## BEGIN SUPPLIED DATA

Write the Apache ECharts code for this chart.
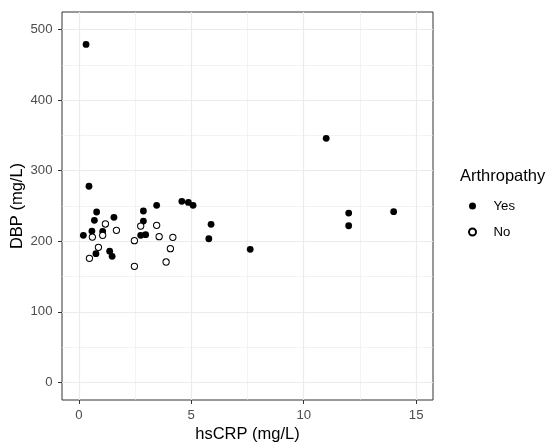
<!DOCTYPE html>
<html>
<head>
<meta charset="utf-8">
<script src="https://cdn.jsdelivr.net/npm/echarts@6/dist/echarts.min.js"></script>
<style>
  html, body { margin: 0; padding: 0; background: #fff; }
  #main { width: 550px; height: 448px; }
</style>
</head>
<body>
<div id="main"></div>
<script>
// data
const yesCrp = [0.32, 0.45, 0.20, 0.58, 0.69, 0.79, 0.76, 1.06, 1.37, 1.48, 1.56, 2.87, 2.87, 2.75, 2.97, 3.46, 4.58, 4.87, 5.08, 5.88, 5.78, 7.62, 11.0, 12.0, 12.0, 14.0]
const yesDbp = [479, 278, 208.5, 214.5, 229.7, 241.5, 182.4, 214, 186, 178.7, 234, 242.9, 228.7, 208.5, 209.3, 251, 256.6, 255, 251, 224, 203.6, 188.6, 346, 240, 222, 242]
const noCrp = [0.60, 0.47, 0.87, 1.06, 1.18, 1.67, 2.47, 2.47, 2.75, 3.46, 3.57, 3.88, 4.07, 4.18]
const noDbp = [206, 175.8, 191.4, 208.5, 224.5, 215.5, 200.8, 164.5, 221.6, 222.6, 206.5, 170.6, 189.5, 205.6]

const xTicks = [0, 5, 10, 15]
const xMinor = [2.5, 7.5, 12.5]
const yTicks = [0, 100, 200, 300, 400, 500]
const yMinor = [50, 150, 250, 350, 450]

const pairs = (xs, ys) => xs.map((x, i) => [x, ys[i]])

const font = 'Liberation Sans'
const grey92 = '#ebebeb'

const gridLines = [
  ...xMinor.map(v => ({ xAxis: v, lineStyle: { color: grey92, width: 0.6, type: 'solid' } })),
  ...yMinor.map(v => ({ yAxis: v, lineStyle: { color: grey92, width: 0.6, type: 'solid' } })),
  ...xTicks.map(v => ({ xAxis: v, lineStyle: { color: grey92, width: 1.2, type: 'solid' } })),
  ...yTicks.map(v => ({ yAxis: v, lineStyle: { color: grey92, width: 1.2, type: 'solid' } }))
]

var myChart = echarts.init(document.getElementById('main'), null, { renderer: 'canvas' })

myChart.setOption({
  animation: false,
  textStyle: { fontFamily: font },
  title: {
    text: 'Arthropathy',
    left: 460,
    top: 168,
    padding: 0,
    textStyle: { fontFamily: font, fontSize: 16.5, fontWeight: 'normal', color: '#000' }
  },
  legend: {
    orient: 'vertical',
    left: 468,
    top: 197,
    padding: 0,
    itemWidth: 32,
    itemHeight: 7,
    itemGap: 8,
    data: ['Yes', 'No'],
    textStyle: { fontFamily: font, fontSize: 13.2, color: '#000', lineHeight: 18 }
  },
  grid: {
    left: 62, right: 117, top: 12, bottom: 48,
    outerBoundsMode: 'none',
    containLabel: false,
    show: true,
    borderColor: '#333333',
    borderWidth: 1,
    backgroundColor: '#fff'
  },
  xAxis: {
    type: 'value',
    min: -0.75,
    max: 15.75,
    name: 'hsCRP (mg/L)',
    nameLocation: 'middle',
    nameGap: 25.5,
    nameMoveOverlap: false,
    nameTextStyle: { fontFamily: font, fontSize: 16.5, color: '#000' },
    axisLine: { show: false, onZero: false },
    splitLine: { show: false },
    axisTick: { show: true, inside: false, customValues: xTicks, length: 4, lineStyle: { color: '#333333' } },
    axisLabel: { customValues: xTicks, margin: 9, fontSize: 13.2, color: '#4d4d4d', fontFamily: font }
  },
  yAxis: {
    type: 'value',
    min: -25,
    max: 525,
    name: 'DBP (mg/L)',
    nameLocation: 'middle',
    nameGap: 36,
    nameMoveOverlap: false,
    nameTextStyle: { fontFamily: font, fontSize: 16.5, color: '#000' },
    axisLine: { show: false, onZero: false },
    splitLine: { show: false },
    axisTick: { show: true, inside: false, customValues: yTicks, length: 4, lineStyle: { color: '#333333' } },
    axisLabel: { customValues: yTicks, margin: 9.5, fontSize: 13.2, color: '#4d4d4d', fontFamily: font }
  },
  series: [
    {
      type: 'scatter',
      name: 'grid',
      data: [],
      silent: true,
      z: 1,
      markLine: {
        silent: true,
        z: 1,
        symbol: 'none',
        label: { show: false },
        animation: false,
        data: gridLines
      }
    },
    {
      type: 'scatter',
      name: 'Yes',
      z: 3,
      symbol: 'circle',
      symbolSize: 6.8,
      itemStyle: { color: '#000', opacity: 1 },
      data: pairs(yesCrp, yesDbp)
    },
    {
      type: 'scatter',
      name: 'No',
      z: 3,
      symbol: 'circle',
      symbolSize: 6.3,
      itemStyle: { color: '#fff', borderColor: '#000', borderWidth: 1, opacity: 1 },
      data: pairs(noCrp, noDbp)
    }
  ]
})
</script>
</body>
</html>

## END SUPPLIED DATA

* [PROBLEM REQUIREMENTS] Omitting all images, print the listing exactly.

* [EXERCISE RESPONSE]
Write the Apache ECharts code for this chart.
<!DOCTYPE html>
<html>
<head>
<meta charset="utf-8">
<script src="https://cdn.jsdelivr.net/npm/echarts@6/dist/echarts.min.js"></script>
<style>
  html, body { margin: 0; padding: 0; background: #fff; }
  #main { width: 550px; height: 448px; }
</style>
</head>
<body>
<div id="main"></div>
<script>
// data
const yesCrp = [0.32, 0.45, 0.20, 0.58, 0.69, 0.79, 0.76, 1.06, 1.37, 1.48, 1.56, 2.87, 2.87, 2.75, 2.97, 3.46, 4.58, 4.87, 5.08, 5.88, 5.78, 7.62, 11.0, 12.0, 12.0, 14.0]
const yesDbp = [479, 278, 208.5, 214.5, 229.7, 241.5, 182.4, 214, 186, 178.7, 234, 242.9, 228.7, 208.5, 209.3, 251, 256.6, 255, 251, 224, 203.6, 188.6, 346, 240, 222, 242]
const noCrp = [0.60, 0.47, 0.87, 1.06, 1.18, 1.67, 2.47, 2.47, 2.75, 3.46, 3.57, 3.88, 4.07, 4.18]
const noDbp = [206, 175.8, 191.4, 208.5, 224.5, 215.5, 200.8, 164.5, 221.6, 222.6, 206.5, 170.6, 189.5, 205.6]

const xTicks = [0, 5, 10, 15]
const xMinor = [2.5, 7.5, 12.5]
const yTicks = [0, 100, 200, 300, 400, 500]
const yMinor = [50, 150, 250, 350, 450]

const pairs = (xs, ys) => xs.map((x, i) => [x, ys[i]])

const font = 'Liberation Sans'
const grey92 = '#ebebeb'

const gridLines = [
  ...xMinor.map(v => ({ xAxis: v, lineStyle: { color: grey92, width: 0.6, type: 'solid' } })),
  ...yMinor.map(v => ({ yAxis: v, lineStyle: { color: grey92, width: 0.6, type: 'solid' } })),
  ...xTicks.map(v => ({ xAxis: v, lineStyle: { color: grey92, width: 1.2, type: 'solid' } })),
  ...yTicks.map(v => ({ yAxis: v, lineStyle: { color: grey92, width: 1.2, type: 'solid' } }))
]

var myChart = echarts.init(document.getElementById('main'), null, { renderer: 'canvas' })

myChart.setOption({
  animation: false,
  textStyle: { fontFamily: font },
  title: {
    text: 'Arthropathy',
    left: 460,
    top: 168,
    padding: 0,
    textStyle: { fontFamily: font, fontSize: 16.5, fontWeight: 'normal', color: '#000' }
  },
  legend: {
    orient: 'vertical',
    left: 468,
    top: 197,
    padding: 0,
    itemWidth: 32,
    itemHeight: 7,
    itemGap: 8,
    data: ['Yes', 'No'],
    textStyle: { fontFamily: font, fontSize: 13.2, color: '#000', lineHeight: 18 }
  },
  grid: {
    left: 62, right: 117, top: 12, bottom: 48,
    outerBoundsMode: 'none',
    containLabel: false,
    show: true,
    borderColor: '#333333',
    borderWidth: 1,
    backgroundColor: '#fff'
  },
  xAxis: {
    type: 'value',
    min: -0.75,
    max: 15.75,
    name: 'hsCRP (mg/L)',
    nameLocation: 'middle',
    nameGap: 25.5,
    nameMoveOverlap: false,
    nameTextStyle: { fontFamily: font, fontSize: 16.5, color: '#000' },
    axisLine: { show: false, onZero: false },
    splitLine: { show: false },
    axisTick: { show: true, inside: false, customValues: xTicks, length: 4, lineStyle: { color: '#333333' } },
    axisLabel: { customValues: xTicks, margin: 9, fontSize: 13.2, color: '#4d4d4d', fontFamily: font }
  },
  yAxis: {
    type: 'value',
    min: -25,
    max: 525,
    name: 'DBP (mg/L)',
    nameLocation: 'middle',
    nameGap: 36,
    nameMoveOverlap: false,
    nameTextStyle: { fontFamily: font, fontSize: 16.5, color: '#000' },
    axisLine: { show: false, onZero: false },
    splitLine: { show: false },
    axisTick: { show: true, inside: false, customValues: yTicks, length: 4, lineStyle: { color: '#333333' } },
    axisLabel: { customValues: yTicks, margin: 9.5, fontSize: 13.2, color: '#4d4d4d', fontFamily: font }
  },
  series: [
    {
      type: 'scatter',
      name: 'grid',
      data: [],
      silent: true,
      z: 1,
      markLine: {
        silent: true,
        z: 1,
        symbol: 'none',
        label: { show: false },
        animation: false,
        data: gridLines
      }
    },
    {
      type: 'scatter',
      name: 'Yes',
      z: 3,
      symbol: 'circle',
      symbolSize: 6.8,
      itemStyle: { color: '#000', opacity: 1 },
      data: pairs(yesCrp, yesDbp)
    },
    {
      type: 'scatter',
      name: 'No',
      z: 3,
      symbol: 'circle',
      symbolSize: 6.3,
      itemStyle: { color: '#fff', borderColor: '#000', borderWidth: 1, opacity: 1 },
      data: pairs(noCrp, noDbp)
    }
  ]
})
</script>
</body>
</html>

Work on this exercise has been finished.